The following table provides an overview of all technical reports and subject matter that is being worked on. The reports incorporated have been discussed among the project members and are constructed as project deliverables. During the course of these projects, the information in these documents may be subject to change, therefore please see each document’s publication status and versions for further details. Of course, you are invited to contribute any feedback, comments, or questions you might have.

Technical Reports
Work Item Repository Current Stage Next Stage Target Expected Completion
This document. spec-overview Technical Report Technical Report Technical Report Q1 2022
Specification of the Orchestrator component. spec-orchestrator Working Draft Draft Technical Report Technical Report Q4 2022
Implementation guidelines and additional requirements for Solid data pods. spec-datapod Working Draft Draft Technical Report Technical Report Q4 2022
Specification of the rule language to create executable business processes. spec-rulelanguage Working Draft Draft Technical Report Technical Report Q4 2022
Implementation requirements for the Artifact Lifecycle Event Log. spec-datapod Working Draft Draft Technical Report Technical Report Q2 2022
Specification of the possible notifications that can be used in the network. spec-notifications Draft Technical Report Technical Report Technical Report Q1 2022
Specification of the Collector component. spec-collector Working Draft Draft Technical Report Technical Report Q4 2022

4. Terminology

Terminology used in the specifications.

The following terms are used across all specifications:

Agent

An agent is a person, an organization, or software identified by a URI; e.g., a WebID denotes an agent [webid] (cited from [solid-protocol]).

Agents actively participate in the network: they perform actions, are identified by a [webid], and addressed through notification.

Artifact

An artifact is a Web resource identified by an URI that serves as the main focus of interaction between agents. Examples are a digitized image in an archive, the webpage of a scientific publication, a digital representation of a cultural heritage object, or a data set in a repository.

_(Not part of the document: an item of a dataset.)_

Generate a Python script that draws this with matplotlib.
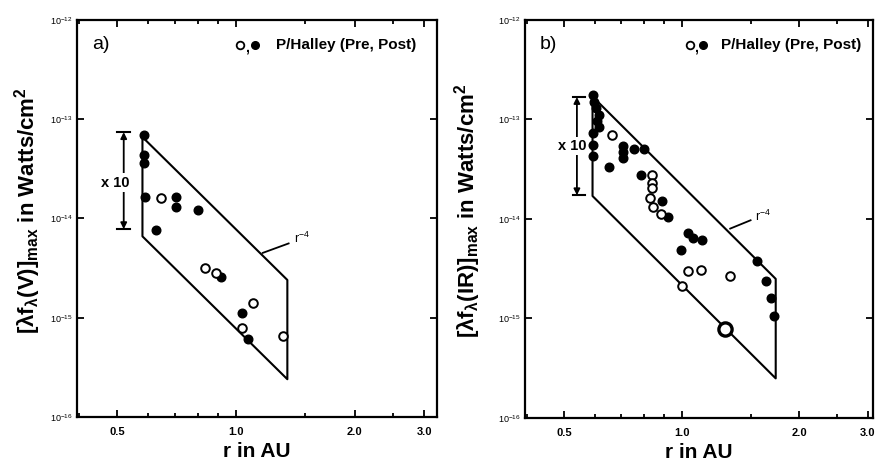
import matplotlib
matplotlib.use('Agg')
import matplotlib.pyplot as plt
from matplotlib.ticker import FixedLocator, FixedFormatter, NullFormatter

plt.rcParams['font.family'] = ['Liberation Sans', 'DejaVu Sans']
plt.rcParams['mathtext.fontset'] = 'custom'
plt.rcParams['mathtext.rm'] = 'Liberation Sans'
plt.rcParams['mathtext.it'] = 'Liberation Sans:italic'
plt.rcParams['mathtext.bf'] = 'Liberation Sans:bold'

# ---------------- data ----------------
# panel a : visual
a_post_r = [0.585, 0.585, 0.585, 0.589, 0.705, 0.705, 0.802, 0.628, 0.916, 1.036, 1.074]
a_post_f = [6.9e-14, 4.4e-14, 3.6e-14, 1.65e-14, 1.65e-14, 1.31e-14, 1.22e-14, 7.7e-15,
            2.57e-15, 1.12e-15, 6.1e-16]
a_pre_r = [0.646, 0.835, 0.890, 1.105, 1.036, 1.316]
a_pre_f = [1.61e-14, 3.17e-15, 2.82e-15, 1.41e-15, 7.9e-16, 6.55e-16]
a_band_r = [0.58, 1.35, 1.35, 0.58, 0.58]
a_band_f = [6.6e-14, 2.4e-15, 2.4e-16, 6.6e-15, 6.6e-14]

# panel b : infrared
b_post_r = [0.591, 0.595, 0.602, 0.613, 0.605, 0.613, 0.591, 0.591, 0.591,
            0.706, 0.706, 0.706, 0.753, 0.799, 0.650, 0.785, 0.889, 0.921,
            1.036, 1.067, 1.125, 0.994, 1.557, 1.642, 1.691, 1.721]
b_post_f = [1.76e-13, 1.49e-13, 1.30e-13, 1.10e-13, 9.6e-14, 8.4e-14, 7.3e-14, 5.5e-14, 4.3e-14,
            5.4e-14, 4.7e-14, 4.1e-14, 5.0e-14, 5.0e-14, 3.3e-14, 2.75e-14, 1.50e-14, 1.04e-14,
            7.2e-15, 6.5e-15, 6.2e-15, 4.9e-15, 3.8e-15, 2.4e-15, 1.6e-15, 1.05e-15]
b_pre_r = [0.662, 0.838, 0.838, 0.838, 0.828, 0.843, 0.884, 1.036, 1.118, 1.328, 1.0]
b_pre_f = [6.95e-14, 2.75e-14, 2.28e-14, 2.03e-14, 1.61e-14, 1.31e-14, 1.11e-14,
           2.97e-15, 3.04e-15, 2.70e-15, 2.10e-15]
b_pre_big_r = [1.29]
b_pre_big_f = [7.9e-16]
b_band_r = [0.59, 1.74, 1.74, 0.59, 0.59]
b_band_f = [1.7e-13, 2.5e-15, 2.5e-16, 1.7e-14, 1.7e-13]

x_major = [0.5, 1.0, 2.0, 3.0]
x_major_labels = ['0.5', '1.0', '2.0', '3.0']
x_minor = [0.4, 0.6, 0.7, 0.8, 0.9, 1.5, 2.5]
y_major = [1e-16, 1e-15, 1e-14, 1e-13, 1e-12]
y_major_labels = [r'$10^{-16}$', r'$10^{-15}$', r'$10^{-14}$', r'$10^{-13}$', r'$10^{-12}$']

legend_text = 'P/Halley (Pre, Post)'
ylabel_a = r'$\mathbf{[\lambda f_{\lambda}(V)]_{max}}$ in Watts/cm$\mathbf{^{2}}$'
ylabel_b = r'$\mathbf{[\lambda f_{\lambda}(IR)]_{max}}$ in Watts/cm$\mathbf{^{2}}$'

# ---------------- figure ----------------
fig = plt.figure(figsize=(8.75, 4.63), dpi=100)
ax_a = fig.add_axes([0.088, 0.0994, 0.4114, 0.8576])
ax_b = fig.add_axes([0.600, 0.0972, 0.3977, 0.8598])


def style(ax, xlim, ylabel):
    ax.set_xscale('log')
    ax.set_yscale('log')
    ax.set_xlim(*xlim)
    ax.set_ylim(1e-16, 1e-12)
    ax.xaxis.set_major_locator(FixedLocator(x_major))
    ax.xaxis.set_major_formatter(FixedFormatter(x_major_labels))
    ax.xaxis.set_minor_locator(FixedLocator(x_minor))
    ax.xaxis.set_minor_formatter(NullFormatter())
    ax.yaxis.set_major_locator(FixedLocator(y_major))
    ax.yaxis.set_major_formatter(FixedFormatter(y_major_labels))
    ax.yaxis.set_minor_locator(FixedLocator([]))
    ax.tick_params(which='both', direction='in', top=True, right=True, width=1.3)
    ax.tick_params(which='major', length=5)
    ax.tick_params(which='minor', length=3)
    ax.tick_params(axis='x', labelsize=8, pad=7)
    ax.tick_params(axis='y', labelsize=6.5, pad=3)
    for lab in ax.get_xticklabels():
        lab.set_fontweight('bold')
    for sp in ax.spines.values():
        sp.set_linewidth(1.6)
    ax.set_xlabel('r in AU', fontsize=15, fontweight='bold', labelpad=4)
    ax.set_ylabel(ylabel, fontsize=16, fontweight='bold')


style(ax_a, (0.396, 3.23), ylabel_a)
style(ax_b, (0.396, 3.09), ylabel_b)
ax_a.yaxis.set_label_coords(-0.094, 0.52)
ax_b.yaxis.set_label_coords(-0.122, 0.52)

ms = 6.2
for ax, band_r, band_f, post_r, post_f, pre_r, pre_f in [
        (ax_a, a_band_r, a_band_f, a_post_r, a_post_f, a_pre_r, a_pre_f),
        (ax_b, b_band_r, b_band_f, b_post_r, b_post_f, b_pre_r, b_pre_f)]:
    ax.plot(band_r, band_f, color='black', lw=1.5, zorder=2)
    ax.plot(post_r, post_f, 'o', ms=ms, color='black', zorder=3)
    ax.plot(pre_r, pre_f, 'o', ms=ms, mfc='white', mec='black', mew=1.4, zorder=3)

ax_b.plot(b_pre_big_r, b_pre_big_f, 'o', ms=9.5, mfc='white', mec='black', mew=2.4, zorder=3)

# x10 arrows
def x10(ax, x, ytop, ybot, cap, ytext, xtext):
    ax.annotate('', xy=(x, ytop), xytext=(x, ybot),
                arrowprops=dict(arrowstyle='<|-|>', color='black', lw=1.3,
                                mutation_scale=9, shrinkA=0, shrinkB=0))
    for yy in (ytop, ybot):
        ax.plot(cap, [yy, yy], color='black', lw=1.5)
    ax.text(xtext, ytext, 'x 10', ha='center', va='center', fontsize=10.5,
            fontweight='bold', bbox=dict(facecolor='white', edgecolor='none', pad=1.5))

x10(ax_a, 0.520, 7.4e-14, 7.8e-15, [0.500, 0.538], 2.3e-14, 0.495)
x10(ax_b, 0.538, 1.68e-13, 1.73e-14, [0.525, 0.565], 5.4e-14, 0.522)

# r^-4 labels
ax_a.plot([1.17, 1.36], [4.5e-15, 5.6e-15], color='black', lw=1.3)
ax_a.text(1.40, 6.3e-15, r'r$^{-4}$', fontsize=9, ha='left', va='center')
ax_b.plot([1.33, 1.50], [8.0e-15, 9.7e-15], color='black', lw=1.3)
ax_b.text(1.54, 1.05e-14, r'r$^{-4}$', fontsize=9, ha='left', va='center')

# panel labels and legend
for ax, lab, xo, xf, xt in [(ax_a, 'a)', 0.453, 0.494, 0.552),
                            (ax_b, 'b)', 0.474, 0.511, 0.562)]:
    ax.text(0.043, 0.937, lab, transform=ax.transAxes, fontsize=14,
            ha='left', va='center')
    ax.plot([xo], [0.937], 'o', ms=5.5, mfc='white', mec='black', mew=1.3,
            transform=ax.transAxes, clip_on=False)
    ax.text((xo + xf) / 2, 0.930, ',', transform=ax.transAxes, fontsize=10,
            fontweight='bold', ha='center', va='center')
    ax.plot([xf], [0.937], 'o', ms=5.5, color='black', transform=ax.transAxes,
            clip_on=False)
    ax.text(xt, 0.937, legend_text, transform=ax.transAxes, fontsize=11,
            fontweight='bold', ha='left', va='center')

fig.savefig('out.png', dpi=100)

Artifacts can be atomic or arbitrarily complex. How they are organized is outside the scope of this document and is dependent on the implementing community.

Notification

A notification is a message delivered from one agent to another using the Linked Data Notifications (LDN) protocol.

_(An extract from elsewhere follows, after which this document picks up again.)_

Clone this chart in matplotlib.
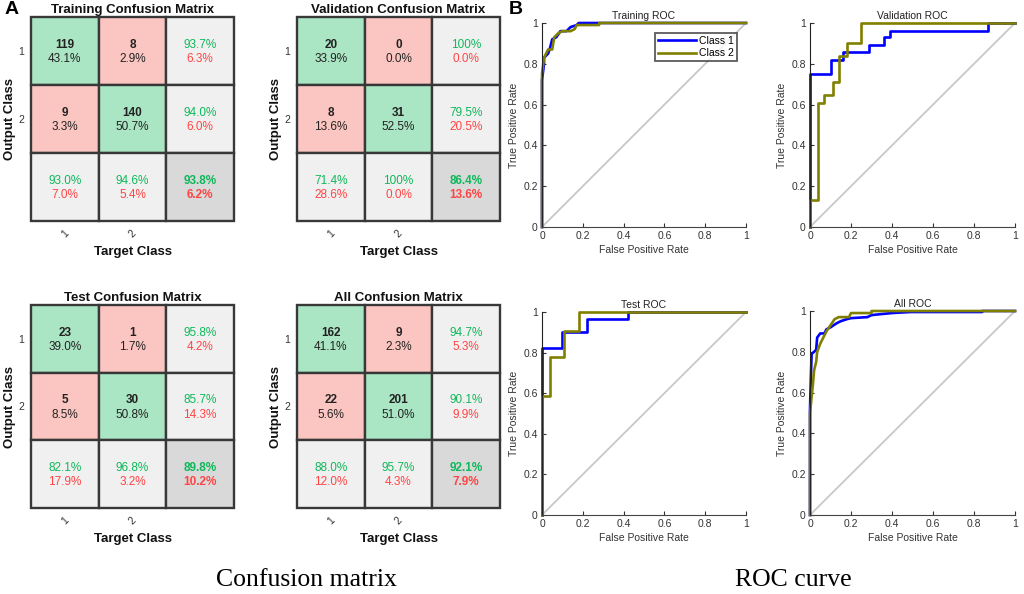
import matplotlib
matplotlib.use('Agg')
import matplotlib.pyplot as plt
from matplotlib.patches import Rectangle
import numpy as np

plt.rcParams['font.family'] = ['Liberation Sans', 'DejaVu Sans']

# ---------------- data ----------------
cm_titles = ['Training Confusion Matrix', 'Validation Confusion Matrix',
             'Test Confusion Matrix', 'All Confusion Matrix']
train_counts = [[119, 8], [9, 140]]
val_counts = [[20, 0], [8, 31]]
test_counts = [[23, 1], [5, 30]]
all_counts = [[162, 9], [22, 201]]
class_labels = ['1', '2']

roc_titles = ['Training ROC', 'Validation ROC', 'Test ROC', 'All ROC']
series_names = ['Class 1', 'Class 2']

train_fpr1 = [0, 0, 0.01, 0.01, 0.02, 0.03, 0.04, 0.05, 0.07, 0.09, 0.12, 0.14, 0.17, 0.18, 1]
train_tpr1 = [0, 0.72, 0.80, 0.83, 0.84, 0.85, 0.88, 0.92, 0.93, 0.96, 0.96, 0.98, 0.99, 1.0, 1.0]
train_fpr2 = [0, 0, 0.01, 0.02, 0.03, 0.05, 0.06, 0.08, 0.10, 0.14, 0.16, 0.17, 0.28, 0.28, 1]
train_tpr2 = [0, 0.75, 0.83, 0.85, 0.87, 0.87, 0.93, 0.95, 0.96, 0.96, 0.97, 0.99, 0.99, 1.0, 1.0]

val_fpr1 = [0, 0, 0.10, 0.10, 0.16, 0.16, 0.29, 0.29, 0.36, 0.36, 0.39, 0.39, 0.87, 0.87, 1]
val_tpr1 = [0, 0.75, 0.75, 0.82, 0.82, 0.86, 0.86, 0.89, 0.89, 0.93, 0.93, 0.96, 0.96, 1.0, 1.0]
val_fpr2 = [0, 0, 0.04, 0.04, 0.07, 0.07, 0.11, 0.11, 0.14, 0.14, 0.18, 0.18, 0.25, 0.25, 1]
val_tpr2 = [0, 0.13, 0.13, 0.61, 0.61, 0.645, 0.645, 0.71, 0.71, 0.84, 0.84, 0.90, 0.90, 1.0, 1.0]

test_fpr1 = [0, 0, 0.10, 0.10, 0.22, 0.22, 0.42, 0.42, 1]
test_tpr1 = [0, 0.825, 0.825, 0.90, 0.90, 0.965, 0.965, 1.0, 1.0]
test_fpr2 = [0, 0, 0.04, 0.04, 0.11, 0.11, 0.18, 0.18, 1]
test_tpr2 = [0, 0.585, 0.585, 0.78, 0.78, 0.905, 0.905, 1.0, 1.0]

all_fpr1 = [0, 0, 0.005, 0.008, 0.02, 0.03, 0.035, 0.05, 0.07, 0.08, 0.10, 0.13, 0.15, 0.18, 0.20, 0.28, 0.30, 0.40, 0.49, 0.84, 0.84, 1]
all_tpr1 = [0, 0.52, 0.70, 0.79, 0.80, 0.81, 0.87, 0.89, 0.89, 0.91, 0.92, 0.94, 0.95, 0.96, 0.965, 0.97, 0.98, 0.99, 0.995, 0.995, 1.0, 1.0]
all_fpr2 = [0, 0, 0.01, 0.015, 0.02, 0.03, 0.035, 0.05, 0.06, 0.07, 0.08, 0.10, 0.12, 0.14, 0.19, 0.20, 0.30, 0.30, 1]
all_tpr2 = [0, 0.50, 0.60, 0.65, 0.71, 0.75, 0.80, 0.84, 0.86, 0.88, 0.90, 0.93, 0.96, 0.97, 0.97, 0.99, 0.99, 1.0, 1.0]

captions = ['Confusion matrix', 'ROC curve']

# ---------------- style ----------------
W, H = 1024, 594
fig = plt.figure(figsize=(W / 100, H / 100), dpi=100)

GREEN = '#abe6c4'
RED = '#fbc6c1'
LIGHT = '#f0f0f0'
DARK = '#d9d9d9'
TGREEN = '#0fb85a'
TRED = '#ff4444'
EDGE = '#383838'


def ax_px(l, t, r, b):
    return fig.add_axes([l / W, 1 - b / H, (r - l) / W, (b - t) / H])


def fmt(p):
    return '100%' if abs(p - 100) < 1e-9 else f'{p:.1f}%'


def draw_cm(rect, title, counts):
    ax = ax_px(*rect)
    c = np.array(counts, dtype=float)
    n = c.sum()
    ax.set_xlim(0, 3)
    ax.set_ylim(3, 0)
    for i in range(3):
        for j in range(3):
            if i < 2 and j < 2:
                fc = GREEN if i == j else RED
            elif i == 2 and j == 2:
                fc = DARK
            else:
                fc = LIGHT
            ax.add_patch(Rectangle((j, i), 1, 1, facecolor=fc, edgecolor=EDGE,
                                   lw=1.7, clip_on=False))
    y1, y2 = 0.41, 0.62
    fs = 8.5
    for i in range(2):
        for j in range(2):
            ax.text(j + 0.5, i + y1, f'{int(c[i, j])}', ha='center', va='center',
                    fontsize=fs, fontweight='bold', color='#222222')
            ax.text(j + 0.5, i + y2, fmt(100 * c[i, j] / n), ha='center', va='center',
                    fontsize=fs, color='#222222')
    for i in range(2):
        p = 100 * c[i, i] / c[i].sum()
        ax.text(2.5, i + y1, fmt(p), ha='center', va='center', fontsize=fs, color=TGREEN)
        ax.text(2.5, i + y2, fmt(100 - p), ha='center', va='center', fontsize=fs, color=TRED)
    for j in range(2):
        p = 100 * c[j, j] / c[:, j].sum()
        ax.text(j + 0.5, 2 + y1, fmt(p), ha='center', va='center', fontsize=fs, color=TGREEN)
        ax.text(j + 0.5, 2 + y2, fmt(100 - p), ha='center', va='center', fontsize=fs, color=TRED)
    p = 100 * np.trace(c) / n
    ax.text(2.5, 2 + y1, fmt(p), ha='center', va='center', fontsize=fs,
            fontweight='bold', color=TGREEN)
    ax.text(2.5, 2 + y2, fmt(100 - p), ha='center', va='center', fontsize=fs,
            fontweight='bold', color=TRED)
    ax.set_xticks([0.5, 1.5])
    ax.set_xticklabels(class_labels, rotation=45, fontsize=7.5, color='#333333')
    ax.set_yticks([0.5, 1.5])
    ax.set_yticklabels(class_labels, fontsize=7.5, color='#333333')
    ax.tick_params(axis='x', length=0, pad=5)
    ax.tick_params(axis='y', length=0, pad=5)
    for s in ax.spines.values():
        s.set_visible(False)
    ax.set_title(title, fontsize=9.5, fontweight='bold', pad=3, color='#111111')
    ax.set_xlabel('Target Class', fontsize=9.5, fontweight='bold', labelpad=5, color='#111111')
    ax.set_ylabel('Output Class', fontsize=9.5, fontweight='bold', color='#111111')
    ax.yaxis.set_label_coords(-15 / 203, 0.5)
    return ax


def draw_roc(rect, title, f1, t1, f2, t2, legend=False):
    ax = ax_px(*rect)
    ax.plot([0, 1], [0, 1], color='#c8c8c8', lw=1.3, clip_on=False)
    ax.plot(f1, t1, color='#0000ff', lw=1.9, label=series_names[0], clip_on=False)
    ax.plot(f2, t2, color='#808000', lw=1.9, label=series_names[1], clip_on=False)
    ax.set_xlim(0, 1)
    ax.set_ylim(0, 1)
    ticks = [0, 0.2, 0.4, 0.6, 0.8, 1]
    labels = ['0', '0.2', '0.4', '0.6', '0.8', '1']
    ax.set_xticks(ticks)
    ax.set_xticklabels(labels)
    ax.set_yticks(ticks)
    ax.set_yticklabels(labels)
    ax.tick_params(direction='in', length=3, labelsize=7.5, colors='#333333', pad=3)
    ax.spines['top'].set_visible(False)
    ax.spines['right'].set_visible(False)
    ax.spines['left'].set_color('#222222')
    ax.spines['bottom'].set_color('#444444')
    ax.set_title(title, fontsize=7.5, pad=3, color='#222222')
    ax.set_xlabel('False Positive Rate', fontsize=7.5, labelpad=3, color='#333333')
    ax.set_ylabel('True Positive Rate', fontsize=7.5, labelpad=3, color='#333333')
    if legend:
        lg = ax.legend(loc='upper right', bbox_to_anchor=(0.956, 0.951), borderaxespad=0,
                       fontsize=7.5, frameon=True, fancybox=False, handlelength=3.6,
                       handletextpad=0.3, borderpad=0.3, labelspacing=0.2)
        lg.get_frame().set_edgecolor('#333333')
        lg.get_frame().set_linewidth(1.3)
    return ax


draw_cm((31, 17, 234, 221), cm_titles[0], train_counts)
draw_cm((297, 17, 500, 221), cm_titles[1], val_counts)
draw_cm((31, 305, 234, 508), cm_titles[2], test_counts)
draw_cm((297, 305, 500, 508), cm_titles[3], all_counts)

draw_roc((542, 23, 746, 227), roc_titles[0], train_fpr1, train_tpr1, train_fpr2, train_tpr2, legend=True)
draw_roc((810, 23, 1015, 227), roc_titles[1], val_fpr1, val_tpr1, val_fpr2, val_tpr2)
draw_roc((542, 312, 746, 515), roc_titles[2], test_fpr1, test_tpr1, test_fpr2, test_tpr2)
draw_roc((810, 311, 1015, 515), roc_titles[3], all_fpr1, all_tpr1, all_fpr2, all_tpr2)

fig.text(12 / W, 1 - 10 / H, 'A', fontsize=14, fontweight='bold', ha='center', va='center')
fig.text(516 / W, 1 - 10 / H, 'B', fontsize=14, fontweight='bold', ha='center', va='center')

fig.text(306 / W, 1 - 580 / H, captions[0], family='Liberation Serif', fontsize=18.5,
         ha='center', va='center')
fig.text(793 / W, 1 - 580 / H, captions[1], family='Liberation Serif', fontsize=18.5,
         ha='center', va='center')

fig.savefig('out.png', dpi=100, facecolor='white')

Notifications are expressed in Activity Streams 2.0 (AS2.0) and their payload describes an activity.

Activity

An activity describes some form of past or present action that is directly or indirectly related to an artifact.

Activities are conform with the AS2.0 Activities.

Value-added service

A service that somehow increases the social valuation of an artifact without modifiying it.

Examples are getting promoted, getting certification, gettin a good review ...

Service Result

A service result is any outcome of providing a value-added service for an artifact.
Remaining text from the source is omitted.